Kawasaki may not be leading the pack when it comes to electric motorcycle innovation, but recent plans at least indicate that the company won’t be the last major motorcycle manufacturer to embrace the future of electric transportation.
Despite Kawasaki not yet counting a single production electric motorcycle in its lineup, the company announced last month that it would go completely electric by 2035.
And progress appears to be coming quicker than some anticipated, as Kawasaki now says it will have three electric models out in 2022.
As Kawasaki’s CEO Hiroshi Ito explained to a crowd at the 2021 EICMA Milan Motorcycle Show:
“I would like to share a new commitment with you now: Next year in 2022, we will show a minimum of three electric vehicles globally. That is a promise.”
The company was expected to showcase its first electric motorcycle at EICMA this year, and I even showed up at the booth in Milan ready to see it.
But alas, the electric prototype that has been in the works in Kawasaki’s R&D department for several years did not make an appearance, nor did a production motorcycle based on that work.
Kawasaki may be moving in the right direction, but the company is going to have to play some catch up if it wants to lead in the space.
Other established motorcycle manufacturers like Harley-Davidson have had production electric motorcycles available for years.
And all-electric motorcycle companies such as Zero Motorcycles have been putting electric two-wheelers on the road for even longer, coming up on 15 years.

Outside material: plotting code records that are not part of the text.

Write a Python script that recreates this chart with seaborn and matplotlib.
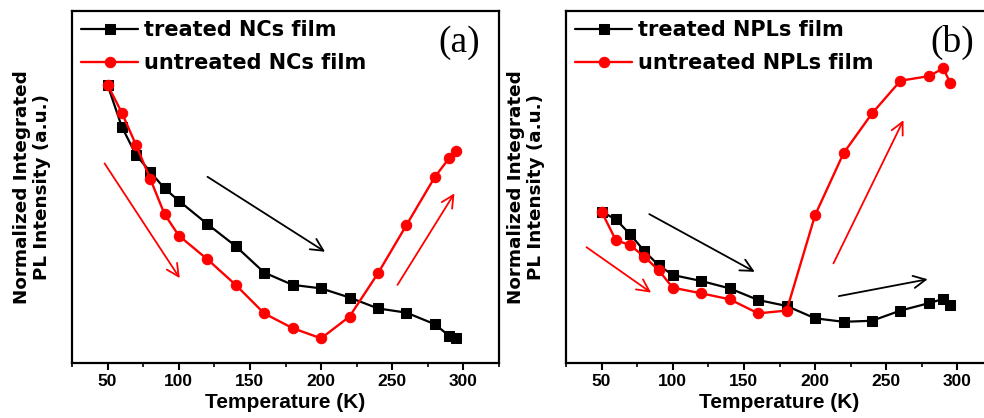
import matplotlib
matplotlib.use("Agg")
import matplotlib.pyplot as plt
from matplotlib.ticker import MultipleLocator
import seaborn as sns
import pandas as pd

# Temperature grid (K)
temps = [50, 60, 70, 80, 90, 100, 120, 140, 160, 180, 200, 220, 240, 260, 280, 290, 295]

# Normalized integrated PL intensity, panel (a): nanocrystal films
treated_ncs = [0.790, 0.671, 0.591, 0.543, 0.496, 0.461, 0.395, 0.332, 0.257, 0.222,
               0.212, 0.186, 0.155, 0.143, 0.110, 0.077, 0.070]
untreated_ncs = [0.790, 0.711, 0.619, 0.523, 0.423, 0.362, 0.295, 0.222, 0.141, 0.099,
                 0.070, 0.132, 0.255, 0.392, 0.529, 0.582, 0.603]

# Panel (b): nanoplatelet films
treated_npls = [0.430, 0.408, 0.366, 0.318, 0.278, 0.250, 0.233, 0.212, 0.179, 0.162,
                0.127, 0.117, 0.120, 0.149, 0.170, 0.182, 0.165]
untreated_npls = [0.430, 0.349, 0.335, 0.302, 0.264, 0.214, 0.198, 0.181, 0.141, 0.149,
                  0.420, 0.596, 0.709, 0.802, 0.815, 0.837, 0.796]

labels_a = ["treated NCs film", "untreated NCs film"]
labels_b = ["treated NPLs film", "untreated NPLs film"]
xticks = [50, 100, 150, 200, 250, 300]

# Trend arrows: (T_start, I_start, T_end, I_end, colour)
arrows_a = [(47.9, 0.567, 100.7, 0.241, "red"),
            (120.2, 0.529, 202.8, 0.316, "black"),
            (253.7, 0.222, 293.7, 0.482, "red")]
arrows_b = [(39.4, 0.329, 84.8, 0.200, "red"),
            (83.5, 0.423, 157.6, 0.259, "black"),
            (212.9, 0.283, 262.1, 0.690, "red"),
            (216.7, 0.190, 279.1, 0.238, "black")]

sns.set_style("ticks")
plt.rcParams["font.family"] = ["Liberation Sans", "DejaVu Sans"]
plt.rcParams["font.weight"] = "bold"
plt.rcParams["text.color"] = "black"
plt.rcParams["axes.labelcolor"] = "black"
plt.rcParams["xtick.color"] = "black"
plt.rcParams["ytick.color"] = "black"

W, H = 984, 418
fig = plt.figure(figsize=(W / 100, H / 100), dpi=100)
ax_a = fig.add_axes([72 / W, 55 / H, 427 / W, 352 / H])
ax_b = fig.add_axes([566 / W, 55 / H, 427 / W, 352 / H])

WIDE = ["DejaVu Sans"]


def draw_panel(ax, treated, untreated, labels, tag, arrows):
    df = pd.DataFrame({"T": temps, "treated": treated, "untreated": untreated})
    sns.lineplot(data=df, x="T", y="treated", ax=ax, color="black", marker="s",
                 markersize=6.5, markeredgecolor="black", linewidth=1.6,
                 label=labels[0])
    sns.lineplot(data=df, x="T", y="untreated", ax=ax, color="#ff0000", marker="o",
                 markersize=7.5, markeredgecolor="#ff0000", linewidth=1.7,
                 label=labels[1])
    for t0, i0, t1, i1, c in arrows:
        ax.annotate("", xy=(t1, i1), xytext=(t0, i0),
                    arrowprops=dict(arrowstyle="->", color=c, lw=1.3,
                                    mutation_scale=22, shrinkA=0, shrinkB=0))
    ax.set_xlim(25, 325)
    ax.set_ylim(0, 1)
    ax.set_yticks([])
    ax.set_xticks(xticks)
    ax.xaxis.set_minor_locator(MultipleLocator(25))
    ax.tick_params(axis="x", which="major", length=5, width=1.5, direction="out",
                   labelsize=12.5, pad=3, colors="black")
    ax.tick_params(axis="x", which="minor", length=3, width=1.2, direction="out",
                   colors="black")
    for lab in ax.get_xticklabels():
        lab.set_fontweight("bold")
    for sp in ax.spines.values():
        sp.set_visible(True)
        sp.set_linewidth(1.6)
        sp.set_color("black")
    ax.set_xlabel("Temperature (K)", fontsize=15, fontweight="bold", labelpad=3,
                  color="black")
    ax.set_ylabel("Normalized Integrated\nPL Intensity (a.u.)", fontsize=13.2,
                  fontweight="bold", linespacing=1.15, family=WIDE, color="black")
    ax.yaxis.set_label_coords(-0.05, 0.5)
    leg = ax.legend(loc="upper left", frameon=False,
                    prop={"family": WIDE, "weight": "bold", "size": 15},
                    handlelength=2.7, handletextpad=0.33, labelspacing=0.6,
                    borderaxespad=0.25, borderpad=0.2)
    for txt in leg.get_texts():
        txt.set_color("black")
    ax.text(0.955, 0.91, tag, transform=ax.transAxes, ha="right", va="center",
            fontsize=27, family=["Liberation Serif", "DejaVu Serif"],
            fontweight="normal", color="black")


draw_panel(ax_a, treated_ncs, untreated_ncs, labels_a, "(a)", arrows_a)
draw_panel(ax_b, treated_npls, untreated_npls, labels_b, "(b)", arrows_b)

fig.savefig("out.png", dpi=100)
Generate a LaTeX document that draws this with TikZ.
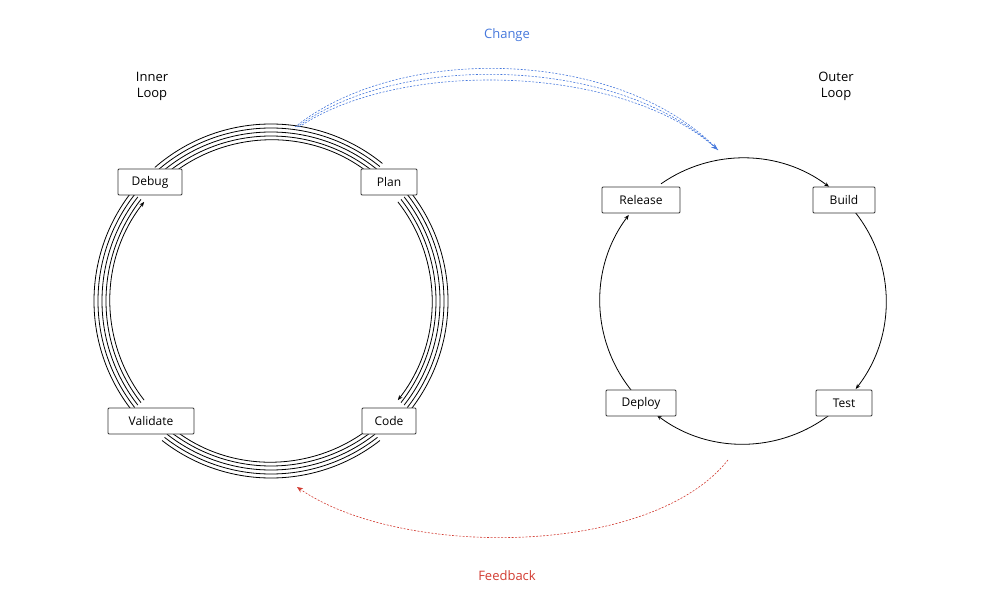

Kawasaki still has a bit of a leg up on the rest of the Big Four Japanese motorcycle manufactures, which in addition to Kawasaki include Honda, Yamaha and Suzuki. Yamaha and Honda may have been playing with electric scooters for years now, but neither has made a commitment to bring a full-size electric motorcycle to market by as early as next year (or at all).
Suzuki has also gotten some saddle time with electric scooter projects, but doesn’t yet have a full-size electric motorcycle.
That means if Kawasaki can make good on its promise, the company could become the first Japanese motorcycle manufacturer to do more than talk about entering the electric motorcycle market.
As much as I’d love to see Kawasaki succeed, we’ve been burned before by lofty electric motorcycle deadlines that have come and gone, so I’ll believe it when I see it.